Minerals (Nov 2012)

Indium-Carrier Minerals in Polymetallic Sulphide Ore Deposits: A Crystal Chemical Insight into an Indium Binding State Supported by X-ray Absorption Spectroscopy Data

  • Diogo Rosa,
  • Maria-Ondina Figueiredo,
  • Teresa Pereira da Silva,
  • Daniel de Oliveira

DOI
https://doi.org/10.3390/min2040426
Journal volume & issue
Vol. 2, no. 4
pp. 426 – 434

Abstract

Read online

Indium is a typical chalcophile element of the Earth’s crust, with a very low average content that seldom forms specific minerals, occurring mainly as dispersed in polymetallic sulphides. Indium recovery is based primarily on zinc extraction from sphalerite, the prototype of so-called tetrahedral sulphides, wherein metal ions fill half of the available tetrahedral sites within the cubic closest packing of sulphur anions, leaving interstices accessible for further in-filling.
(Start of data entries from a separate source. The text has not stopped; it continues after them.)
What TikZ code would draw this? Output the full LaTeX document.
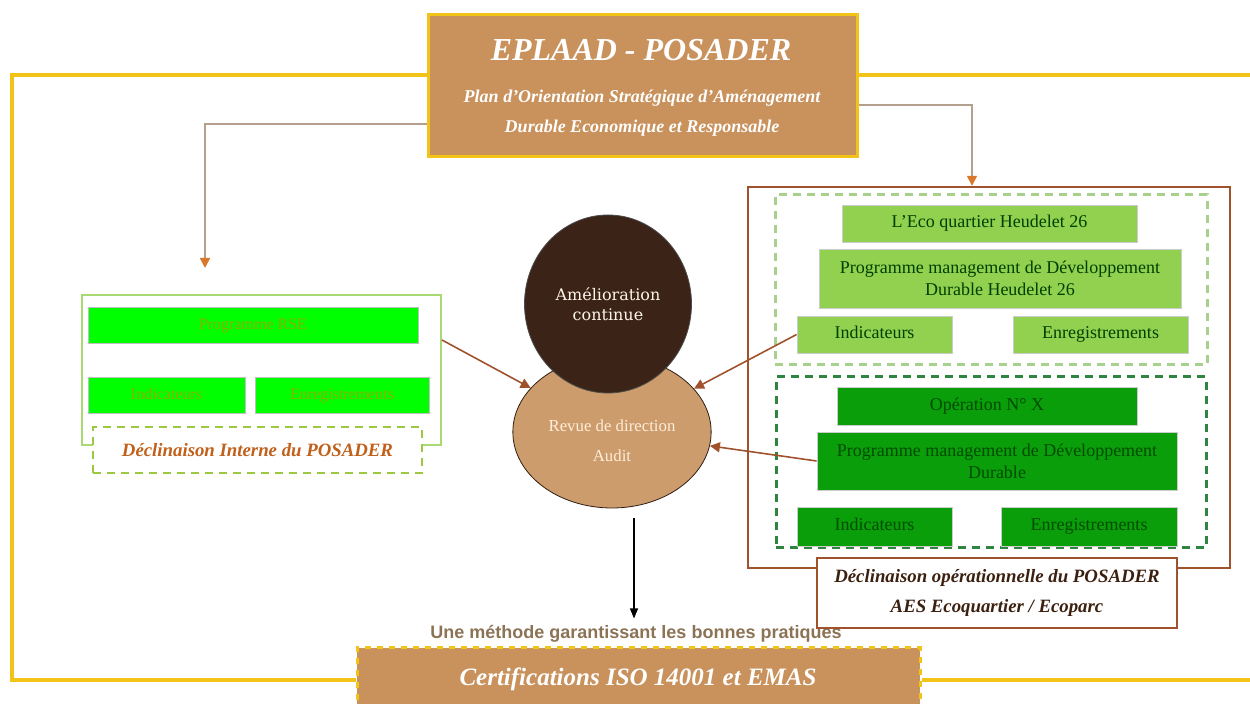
\documentclass[tikz,border=0pt]{standalone}
\usepackage{fontspec}
\setmainfont{Liberation Serif}
\newfontfamily\narrowfont{Liberation Sans}
\newfontfamily\slabfont{DejaVu Serif}
\usetikzlibrary{positioning,arrows.meta,shapes.geometric,backgrounds}
\definecolor{wood}{HTML}{C9915B}
\definecolor{woodlight}{HTML}{CC9C6C}
\definecolor{wooddark}{HTML}{3B2417}
\definecolor{goldline}{HTML}{F2C417}
\definecolor{linkgray}{HTML}{B3A08F}
\definecolor{tiporange}{HTML}{D9772A}
\definecolor{rustline}{HTML}{A0522D}
\definecolor{brightgreen}{HTML}{00FF00}
\definecolor{palegreen}{HTML}{92D050}
\definecolor{deepgreen}{HTML}{0A9E0A}
\definecolor{paledash}{HTML}{A9D18E}
\definecolor{deepdash}{HTML}{2E8540}
\definecolor{olivetext}{HTML}{8DB000}
\definecolor{labelorange}{HTML}{C0601A}
\definecolor{labelbrown}{HTML}{3B2010}
\definecolor{methodbrown}{HTML}{8C7355}
\tikzset{
  frameline/.style={goldline, line width=2pt},
  linkarrow/.style={linkgray, line width=0.8pt, -{Triangle[length=5pt,width=5pt,color=tiporange]}},
  feedarrow/.style={rustline, line width=0.8pt, -{Triangle[length=5pt,width=5pt]}},
  downarrow/.style={black, line width=0.6pt, -{Triangle[length=5pt,width=4pt]}},
  woodbox/.style={draw=goldline, line width=1.5pt, fill=wood},
  whitetext/.style={text=white, font=\bfseries\itshape},
  oneline/.style={text height=6.5pt, text depth=2pt},
  rsebox/.style={draw=black!25, fill=brightgreen, text=olivetext, inner sep=0pt, oneline, font=\fontsize{8}{9}\selectfont},
  ecobox/.style={draw=black!20, fill=palegreen, text=black!75!green, inner sep=0pt, align=center, font=\fontsize{9}{11}\selectfont},
  opbox/.style={draw=black!20, fill=deepgreen, text=green!30!black, inner sep=0pt, align=center, font=\fontsize{9}{11}\selectfont},
  zonebox/.style={dashed, line width=1.5pt, dash pattern=on 4pt off 3pt, inner sep=0pt},
  labelbox/.style={fill=white, inner sep=0pt, align=center, font=\fontsize{9.4}{11}\selectfont\bfseries\itshape}
}
\begin{document}
\begin{tikzpicture}[x=0.5pt, y=-0.5pt, >=Latex]
  \useasboundingbox (0,0) rectangle (1250,704);
  \coordinate (frameTL) at (12,75);
  \coordinate (frameBL) at (12,680);
  \coordinate (frameTR) at (1250,75);
  \coordinate (frameBR) at (1250,680);
  \coordinate (leftend) at (205,268);

  % title and certification
  \node[woodbox, minimum width=214.5pt, minimum height=71pt] (eplaad) at (642.5,86) {};
  \node[woodbox, dashed, minimum width=281.5pt, minimum height=32pt] (certif) at (638.5,680) {};
  \begin{scope}[on background layer]
    \draw[frameline] (eplaad.west |- frameTL) -- (frameTL) -- (frameBL) -- (certif.west |- frameBL);
    \draw[frameline] (eplaad.east |- frameTR) -- (frameTR);
    \draw[frameline] (certif.east |- frameBR) -- (frameBR);
  \end{scope}
  \node[whitetext, font=\fontsize{16}{18}\selectfont\bfseries\itshape] (eplaadname) at (641,50) {EPLAAD - POSADER};
  \node[whitetext, align=center, font=\fontsize{9}{11}\selectfont\bfseries\itshape] (eplaadsub) at (642,113)
    {Plan d'Orientation Stratégique d'Aménagement\\[4pt]Durable Economique et Responsable};
  \node[whitetext, font=\fontsize{12.5}{14}\selectfont\bfseries\itshape] (certifname) at (638,679) {Certifications ISO 14001 et EMAS};
  \node[text=methodbrown, font=\fontsize{9}{11}\selectfont\narrowfont\bfseries] (methode) at (636,634)
    {Une méthode garantissant les bonnes pratiques};

  % internal side
  \node[draw=palegreen!80!white, line width=1pt, minimum width=179.5pt, minimum height=75pt] (lcont) at (261.5,370) {};
  \node[rsebox, minimum width=165pt, minimum height=18pt] (prse) at (253,325) {Programme RSE};
  \node[rsebox, minimum width=78.5pt, minimum height=18pt] (lind) at (166.5,395) {Indicateurs};
  \node[rsebox, minimum width=87pt, minimum height=18pt] (lenr) at (342,395) {Enregistrements};
  \node[labelbox, zonebox, draw=yellow!60!green!80!gray, line width=1pt, text=labelorange,
        minimum width=164.5pt, minimum height=23pt] (linterne) at (257.5,450) {Déclinaison Interne du POSADER};

  % operational side
  \node[draw=rustline, line width=1.2pt, minimum width=241pt, minimum height=190.5pt] (opframe) at (989,377.5) {};
  \node[zonebox, draw=paledash, minimum width=216pt, minimum height=85pt] (ecozone) at (991,280) {};
  \node[zonebox, draw=deepdash, minimum width=215pt, minimum height=85.5pt] (opzone) at (991,462.5) {};
  \node[ecobox, oneline, minimum width=147.5pt, minimum height=18.5pt] (ecoq) at (989.5,223.5) {L'Eco quartier Heudelet 26};
  \node[ecobox, minimum width=181pt, minimum height=29.5pt] (ecoprog) at (1000,278.5)
    {Programme management de Développement\\Durable Heudelet 26};
  \node[ecobox, oneline, minimum width=77.5pt, minimum height=18.5pt] (ecoind) at (874.5,334.5) {Indicateurs};
  \node[ecobox, oneline, minimum width=87.5pt, minimum height=18.5pt] (ecoenr) at (1100.5,334.5) {Enregistrements};
  \node[opbox, oneline, minimum width=150pt, minimum height=19pt] (opx) at (987,406) {Opération N° X};
  \node[opbox, minimum width=180pt, minimum height=29pt] (opprog) at (997,461)
    {Programme management de Développement\\Durable};
  \node[opbox, oneline, minimum width=77.5pt, minimum height=19.5pt] (opind) at (874.5,526.5) {Indicateurs};
  \node[opbox, oneline, minimum width=88pt, minimum height=19.5pt] (openr) at (1089,526.5) {Enregistrements};
  \node[labelbox, draw=rustline, line width=1.2pt, text=labelbrown, minimum width=180pt, minimum height=35pt] (declop) at (997,593)
    {Déclinaison opérationnelle du POSADER\\[4pt]AES Ecoquartier / Ecoparc};

  % centre
  \node[ellipse, draw=wooddark!80!black, fill=woodlight, minimum width=90pt, minimum height=76pt,
        align=center, text=orange!15!white, font=\fontsize{8.4}{10}\selectfont] (revue) at (612,432)
    {\\[5pt]Revue de direction\\[5pt]Audit};
  \node[ellipse, draw=black!70, fill=wooddark, minimum width=57pt, minimum height=89pt,
        align=center, text=orange!8!white, font=\fontsize{8}{10}\selectfont\slabfont] (amelio) at (608,304)
    {Amélioration\\continue};

  % links
  \draw[linkarrow] ([yshift=-19pt]eplaad.west) -| (leftend);
  \draw[linkarrow] ([yshift=-9.5pt]eplaad.east) -| ([xshift=-8.5pt]opframe.north);
  \draw[feedarrow] ([yshift=15pt]lcont.east) -- (revue);
  \draw[feedarrow] (ecoind.west) -- (revue);
  \draw[feedarrow] (opprog.west) -- (revue);
  \draw[downarrow] ([xshift=11pt,yshift=-5pt]revue.south) -- ([xshift=11pt]revue.south |- methode.north);
\end{tikzpicture}
\end{document}
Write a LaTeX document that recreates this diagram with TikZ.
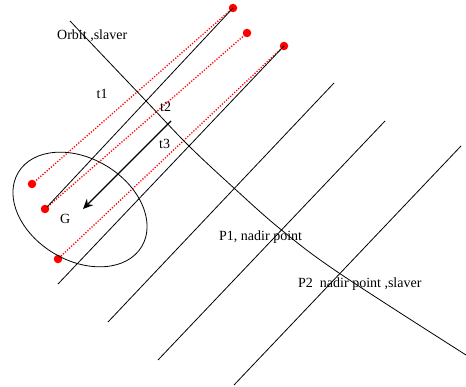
\documentclass[tikz,border=0pt]{standalone}
\usepackage{fontspec}
\setmainfont{Liberation Serif}
\usetikzlibrary{arrows.meta}
\begin{document}
\begin{tikzpicture}[x=1pt,y=-1pt,
  thinline/.style={draw=black,line width=0.8pt},
  reddot/.style={line width=1.3pt,draw=red,dash pattern=on 1.2pt off 1.6pt},
  dotnode/.style={circle,fill=red,inner sep=0pt,minimum size=8.5pt},
  lbl/.style={anchor=base west,inner sep=0pt,font=\fontsize{14}{16}\selectfont}]
\useasboundingbox (0,0) rectangle (466,387);
% red endpoint dots
\node[dotnode] (r1) at (233,8) {};
\node[dotnode] (r2) at (247,33) {};
\node[dotnode] (r3) at (284,46) {};
\node[dotnode] (l1) at (32,184) {};
\node[dotnode] (l2) at (45,209) {};
\node[dotnode] (l3) at (58,259) {};
% red dotted rays
\draw[reddot] (r1.center) -- (l1.center);
\draw[reddot] (r2.center) -- (l2.center);
\draw[reddot] (r3.center) -- (l3.center);
% black parallel lines
\coordinate (a2) at (47,207);
\coordinate (b2) at (58,284);
\coordinate (c1) at (334,83);
\coordinate (c2) at (108,322);
\coordinate (d1) at (385,121);
\coordinate (d2) at (158,360);
\coordinate (e1) at (461,146);
\coordinate (e2) at (234,385);
\draw[thinline] (r1.center) -- (a2);
\draw[thinline] (r3.center) -- (b2);
\draw[thinline] (c1) -- (c2);
\draw[thinline] (d1) -- (d2);
\draw[thinline] (e1) -- (e2);
% orbit curve
\coordinate (o1) at (70,21);
\coordinate (o2) at (466,355);
\draw[thinline] plot[smooth,tension=0.6] coordinates {(70,21) (146.7,101.7) (189,146) (235,189) (281.5,230) (339,273) (466,355)};
% ellipse G
\coordinate (gc) at (80,209.5);
\draw[thinline] [rotate around={-31:(gc)}] (gc) ellipse [x radius=72, y radius=51];
% arrow
\coordinate (ar1) at (171,121);
\coordinate (ar2) at (83,209);
\draw[line width=1.3pt,-{Stealth[length=10pt,width=9pt]}] (ar1) -- (ar2);
% labels
\node[lbl] (orbit) at (57,40) {Orbit ,slaver};
\node[lbl] (t1) at (96.5,98.5) {t1};
\node[lbl] (t2) at (160,111.5) {t2};
\node[lbl] (t3) at (159,148.5) {t3};
\node[lbl] (G) at (60,224) {G};
\node[lbl] (P1) at (219,240.5) {P1, nadir point};
\node[lbl] (P2) at (298,288) {P2\ \ nadir point ,slaver};
\end{tikzpicture}
\end{document}
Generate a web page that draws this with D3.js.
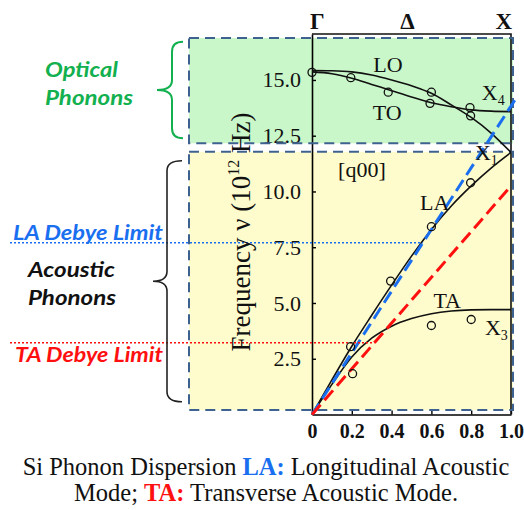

Ascertaining the tendency towards the establishment of In-In interactions through an x-ray absorption spectroscopy approach would efficiently contribute to understanding the behavior of indium in the carrier mineral. The successful results of applying such a near-edge absorption (XANES) study at In L3-edge to samples collected at the Lagoa Salgada polymetallic orebody in the Iberian Pyrite Belt (IPB) are described and the crystal chemistry of indium is re-evaluated, disclosing a potential clue for the metal binding state in polymetallic sulphides.